According to a survey by Türk Eğitim-Sen, an education sector trade union, 77 percent of 25,732 teachers surveyed said they used credit cards to buy most of their daily needs and 92 percent surveyed possessed credit cards.
Nearly 71 percent said they had experienced incidents in the past few years where they could not control their anger.
“Economic problems” topped the list for the main reasons behind poor anger management with 37.7 percent, followed by “reasons linked to work” with 32.9 percent.
The study was revealed on the eve of Nov. 24, National Teacher’s Day in Turkey.
Nearly 61 percent of teachers said they had considered quitting their jobs and almost 41 percent of this group said the reason behind this was the “erosion of dignity” in the profession.

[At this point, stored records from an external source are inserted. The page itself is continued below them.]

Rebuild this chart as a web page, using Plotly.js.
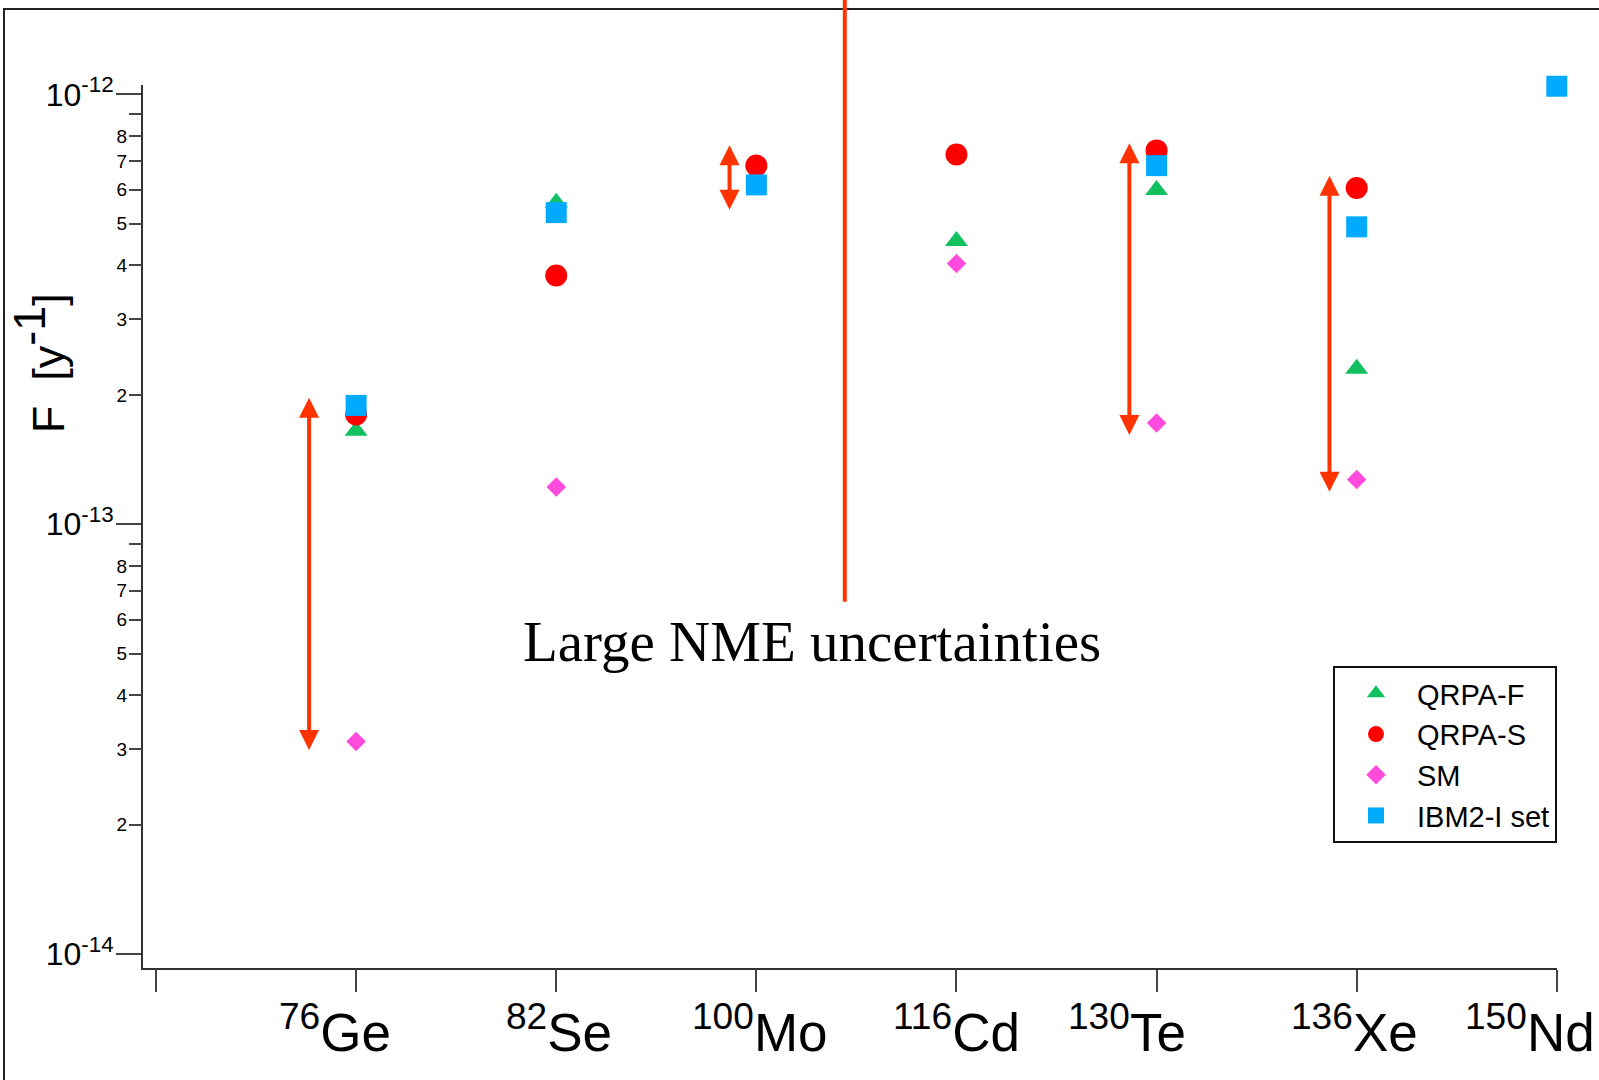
<!DOCTYPE html>
<html><head><meta charset="utf-8">
<script src="https://cdn.plot.ly/plotly-3.0.1.min.js"></script>
<style>html,body{margin:0;padding:0;background:#fff}#chart{width:1599px;height:1080px}</style>
</head><body><div id="chart"></div>
<script>
// ---- data ----
const massNumbers = ['76', '82', '100', '116', '130', '136', '150'];
const elements    = ['Ge', 'Se', 'Mo', 'Cd', 'Te', 'Xe', 'Nd'];

const qrpaF = [1.65e-13, 5.6e-13, null, 4.56e-13, 5.99e-13, 2.30e-13, null];
const qrpaS = [1.80e-13, 3.79e-13, 6.83e-13, 7.25e-13, 7.41e-13, 6.06e-13, null];
const shellModel = [3.12e-14, 1.22e-13, null, 4.04e-13, 1.72e-13, 1.27e-13, null];
const ibm2 = [1.89e-13, 5.31e-13, 6.16e-13, null, 6.83e-13, 4.92e-13, 1.045e-12];

// double-headed uncertainty arrows: x position (category units), low and high tips
const arrowX    = [0.765, 2.866, 4.864, 5.864];
const arrowLow  = [2.96e-14, 5.35e-13, 1.60e-13, 1.18e-13];
const arrowHigh = [1.97e-13, 7.62e-13, 7.70e-13, 6.47e-13];

// vertical marker line and note
const noteLineX = 3.442;
const noteLineLow = 6.6e-14;
const noteText = 'Large NME uncertainties';
const yTitle = 'F\u00a0 [y<sup><span style="font-size:45px">-1</span></sup>]';

const yMajorVals = [1e-14, 1e-13, 1e-12];
const yMinorVals = [2e-14,3e-14,4e-14,5e-14,6e-14,7e-14,8e-14,9e-14,
                    2e-13,3e-13,4e-13,5e-13,6e-13,7e-13,8e-13,9e-13];

// ---- styling ----
const XR = [-0.065, 7.001];
const YR = [-14.0326, -11.978];
const labelShift = [-21, 3, 4, 0, -30, -2, -27]; // px nudges of the isotope labels
const RED = '#ff3300';
const FONT = 'Liberation Sans, Arial, Helvetica, sans-serif';

const xPaper = v => (v - XR[0]) / (XR[1] - XR[0]);
const yPaper = v => (Math.log10(v) - YR[0]) / (YR[1] - YR[0]);

const xs = elements.map((e, i) => i + 1);

function mk(name, y, symbol, color, size) {
  return {
    type: 'scatter', mode: 'markers', name: name, x: xs, y: y,
    cliponaxis: false,
    marker: {symbol: symbol, color: color, size: size, line: {width: 0}}
  };
}

const traces = [
  mk('QRPA-F', qrpaF, 'triangle-up', '#12c060', 20),
  mk('QRPA-S', qrpaS, 'circle', '#ff0000', 22),
  mk('SM', shellModel, 'diamond', '#ff4ade', 15),
  mk('IBM2-I set', ibm2, 'square', '#00aaff', 21),
  // carrier so the secondary (minor-tick) axis is drawn
  {type: 'scatter', mode: 'markers', x: [], y: [], yaxis: 'y2', showlegend: false, hoverinfo: 'skip'}
];

const annotations = arrowX.map((x, i) => ({
  xref: 'x', yref: 'y', axref: 'x', ayref: 'y',
  x: x, y: Math.log10(arrowHigh[i]), ax: x, ay: Math.log10(arrowLow[i]),
  text: '', showarrow: true, arrowside: 'end+start',
  arrowhead: 2, startarrowhead: 2, arrowsize: 1, startarrowsize: 1,
  arrowwidth: 4, arrowcolor: RED, standoff: 0, startstandoff: 0
}));
// isotope labels under the category ticks
elements.forEach((e, i) => annotations.push({
  xref: 'x', yref: 'paper', x: xs[i], y: 0, xanchor: 'center', yanchor: 'top',
  xshift: labelShift[i], yshift: -25, showarrow: false,
  text: '<sup>' + massNumbers[i] + '</sup>' + e,
  font: {family: FONT, size: 53, color: '#000'}
}));
annotations.push({
  xref: 'x', yref: 'paper', x: 3.28, y: 0.3702, xanchor: 'center', yanchor: 'middle',
  text: noteText, showarrow: false,
  font: {family: 'Liberation Serif, Times New Roman, serif', size: 57, color: '#000'}
});
annotations.push({
  xref: 'paper', yref: 'paper', x: -0.0738, y: 0.6844, xanchor: 'center', yanchor: 'middle',
  text: yTitle, textangle: -90, showarrow: false,
  font: {family: FONT, size: 45, color: '#000'}
});

const shapes = [
  {type: 'rect', xref: 'paper', yref: 'paper', x0: -0.0983, x1: 1.2, y0: -0.3, y1: 1.0861,
   line: {color: '#222', width: 2}, fillcolor: 'rgba(0,0,0,0)', layer: 'below'},
  {type: 'line', xref: 'paper', yref: 'paper',
   x0: xPaper(noteLineX), x1: xPaper(noteLineX), y0: yPaper(noteLineLow), y1: 1.2,
   line: {color: RED, width: 4}}
];

const layout = {
  width: 1599, height: 1080,
  margin: {l: 143, r: 42, t: 85, b: 112},
  paper_bgcolor: '#fff', plot_bgcolor: '#fff',
  font: {family: FONT, color: '#000'},
  showlegend: true,
  legend: {x: 1, xanchor: 'right', y: 0.342, yanchor: 'top',
           bgcolor: '#fff', bordercolor: '#111', borderwidth: 2,
           font: {family: FONT, size: 29, color: '#000'}, itemwidth: 72,
           tracegroupgap: 0},
  xaxis: {
    range: XR, showgrid: false, zeroline: false, showline: true,
    linecolor: '#333', linewidth: 2, ticks: 'outside', ticklen: 22, tickwidth: 2,
    tickcolor: '#444', tickmode: 'array', tickvals: [0].concat(xs),
    showticklabels: false, automargin: false
  },
  yaxis: {
    type: 'log', range: YR, showgrid: false, zeroline: false, showline: true,
    linecolor: '#333', linewidth: 2, ticks: 'outside', ticklen: 25, tickwidth: 2,
    tickcolor: '#444', tickmode: 'array', tickvals: yMajorVals,
    ticktext: yMajorVals.map(v => '10<sup>' + Math.round(Math.log10(v)) + '</sup>'),
    tickfont: {family: FONT, size: 32, color: '#000'}, automargin: false,
    ticklabeloverflow: 'allow', ticklabelstandoff: -4
  },
  yaxis2: {
    type: 'log', range: YR, overlaying: 'y', side: 'left', anchor: 'x',
    showgrid: false, zeroline: false, showline: false,
    ticks: 'outside', ticklen: 13, tickwidth: 2, tickcolor: '#444',
    tickmode: 'array', tickvals: yMinorVals,
    ticktext: yMinorVals.map(v => { const d = Math.round(v / Math.pow(10, Math.floor(Math.log10(v) + 1e-9))); return d === 9 ? '' : String(d); }),
    tickfont: {family: FONT, size: 19, color: '#000'}, automargin: false,
    ticklabeloverflow: 'allow', ticklabelstandoff: -2
  },
  annotations: annotations,
  shapes: shapes,
  hovermode: false
};

Plotly.newPlot('chart', traces, layout, {displayModeBar: false, staticPlot: true});
</script>
</body></html>
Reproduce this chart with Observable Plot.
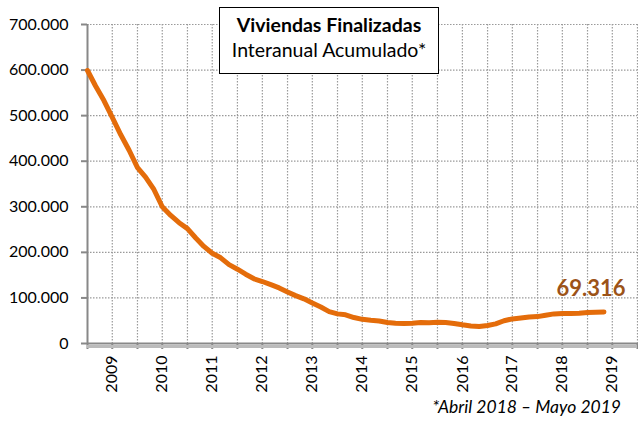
<!DOCTYPE html>
<html>
<head>
<meta charset="utf-8">
<script src="https://cdn.jsdelivr.net/npm/d3@7"></script>
<script src="https://cdn.jsdelivr.net/npm/@observablehq/plot@0.6"></script>
<style>
  html, body { margin: 0; padding: 0; background: #fff; }
  #wrap { position: relative; width: 638px; height: 421px; font-family: Lato, sans-serif; }
  #title { position: absolute; left: 219px; top: 7px; width: 218px; height: 61px; border: 1px solid #000; background: #fff;
           text-align: center; font-size: 19.5px; line-height: 25px; padding-top: 4px; box-sizing: content-box; color: #000; white-space: nowrap; }
  #title b { font-weight: 700; }
  #note { position: absolute; right: 17px; top: 396px; font-style: italic; font-size: 17.5px; color: #000; white-space: nowrap; }
</style>
</head>
<body>
<div id="wrap">
  <div id="chart"></div>
  <div id="title"><b>Viviendas Finalizadas</b><br>Interanual Acumulado*</div>
  <div id="note">*Abril 2018 – Mayo 2019</div>
</div>
<script>
// ---- data ----
const months = [
  "2009-01","2009-03","2009-05","2009-07","2009-09","2009-11",
  "2010-01","2010-03","2010-05","2010-07","2010-09","2010-11",
  "2011-01","2011-03","2011-05","2011-07","2011-09","2011-11",
  "2012-01","2012-03","2012-05","2012-07","2012-09","2012-11",
  "2013-01","2013-03","2013-05","2013-07","2013-09","2013-11",
  "2014-01","2014-03","2014-05","2014-07","2014-09","2014-11",
  "2015-01","2015-03","2015-05","2015-07","2015-09","2015-11",
  "2016-01","2016-03","2016-05","2016-07","2016-09","2016-11",
  "2017-01","2017-03","2017-05","2017-07","2017-09","2017-11",
  "2018-01","2018-03","2018-05","2018-07","2018-09","2018-11",
  "2019-01","2019-03","2019-05"
];
const viviendas = [
  599000,565000,533000,496000,458000,424000,
  386000,365000,338000,300000,281000,265000,
  252000,232000,213000,198000,188000,173000,
  163000,152000,142000,136000,129000,122000,
  113000,105000,98000,89000,80000,70000,
  65000,63000,57000,53000,51000,49500,
  46000,44500,44000,44500,46000,45500,
  46500,46000,44000,41000,38500,37500,
  39500,43000,50000,54000,56000,58000,
  59000,62000,65000,66000,66000,66500,
  68000,68500,69316
];
const years = [2009,2010,2011,2012,2013,2014,2015,2016,2017,2018,2019];
const yTicks = [0,100000,200000,300000,400000,500000,600000,700000];
const lastLabel = "69.316";

// ---- build ----
const parse = d3.utcParse("%Y-%m");
const data = months.map((m, i) => ({date: parse(m), value: viviendas[i]}));
const xStart = new Date(Date.UTC(years[0], 0, 1));
const xEnd = new Date(Date.UTC(years[years.length - 1] + 1, 0, 1));
const halfYears = [];
for (const y of years) { halfYears.push(new Date(Date.UTC(y, 0, 1)), new Date(Date.UTC(y, 6, 1))); }
halfYears.push(xEnd);
const locale = d3.formatLocale({decimal: ",", thousands: ".", grouping: [3], currency: ["", "€"]});
const fmt = locale.format(",d");

const orange = "#E46C0A";
const gridStyle = {stroke: "#9a9a9a", strokeOpacity: 1, strokeDasharray: "1.5,1.5", strokeWidth: 1.2};

const chart = Plot.plot({
  width: 638, height: 421,
  marginLeft: 87, marginRight: 1, marginTop: 24, marginBottom: 78,
  style: {fontFamily: "Lato, sans-serif", fontSize: "16px", color: "#000", background: "transparent", overflow: "visible"},
  x: {type: "utc", domain: [xStart, xEnd]},
  y: {domain: [0, 700000]},
  marks: [
    Plot.gridX(halfYears.slice(1), gridStyle),
    Plot.gridY(yTicks.slice(1), gridStyle),
    Plot.axisY({ticks: yTicks, tickFormat: fmt, tickSize: 6, tickPadding: 13, stroke: "#888", strokeWidth: 2, label: null, fontSize: 16}),
    Plot.axisX({ticks: halfYears, tickFormat: d => d.getUTCMonth() === 6 ? String(d.getUTCFullYear()) : "",
                tickRotate: -90, tickSize: 6, tickPadding: 6, stroke: "#888", strokeWidth: 2, label: null, fontSize: 16}),
    Plot.ruleY([0], {stroke: "#bbb", strokeWidth: 3, dy: 3, ariaLabel: "axisshadow"}),
    Plot.ruleX([xStart], {stroke: "#888", strokeWidth: 2}),
    Plot.ruleY([0], {stroke: "#888", strokeWidth: 2}),
    Plot.line(data, {x: "date", y: "value", stroke: "#888", strokeOpacity: 0.6, strokeWidth: 6, dx: 3, dy: 4, ariaLabel: "shadow"}),
    Plot.line(data, {x: "date", y: "value", stroke: orange, strokeWidth: 5, strokeLinejoin: "round", strokeLinecap: "round"}),
    Plot.text(data.slice(-1), {x: "date", y: "value", text: () => lastLabel, dx: -13, dy: -23,
      fill: "#9C5318", fontWeight: "bold", fontSize: 22, textAnchor: "middle"})
  ]
});
document.getElementById("chart").appendChild(chart);
const sh = chart.querySelector('g[aria-label="shadow"]');
if (sh) sh.style.filter = "blur(2.5px)";
const ash = chart.querySelector('g[aria-label="axisshadow"]');
if (ash) ash.style.filter = "blur(2px)";
</script>
</body>
</html>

Some 6 percent of teachers said they had considered quitting due to exhaustion.
A vast majority of teachers, 74.6 percent, said they thought “the Education Ministry does not value them at all.”
Another majority, 63.2 percent, said they thought that subjects linked to Mustafa Kemal Atatürk, the founder of the Republic of Turkey, have been gradually removed from the curriculum.
Almost all teachers surveyed, 99 percent of them, complained of “unsustainability in the education system.” Some 94 percent of them said they were against a new performance system that had been implemented as a pilot scheme in 12 provinces, raising concerns over parent-teacher ties and potential risk of favoritism.
‘Job losing dignity’
Some 74 percent of the 906 teachers interviewed face-to-face in 26 provinces said they think the dignity of the profession was eroding in the eye of society due to low salaries.
Some 59 percent thought their job performance was negatively affected by their financial concerns, with 69 percent saying they think they could not dress to work in a way that would set a good example for students because their salaries are too low. A similar number of teachers thought they could not afford to buy newspapers or magazines.
The Eğitim-İş survey found striking results regarding teachers’ family lives, with 30 percent of them saying they could not afford proper food for their children and another 14 percent saying they could not afford the cost of their own children’s education.
Some 35 percent of teachers surveyed said they had “no hope for the future” and nearly four-fifths said they had “barely any motivation for their jobs.”
Three-quarters said they would quit if they found a better paying job, while 62 percent said they would be willing to work in another profession if they could find such an opportunity.
Most teachers also said they believe they faced “political pressure” from school administrators.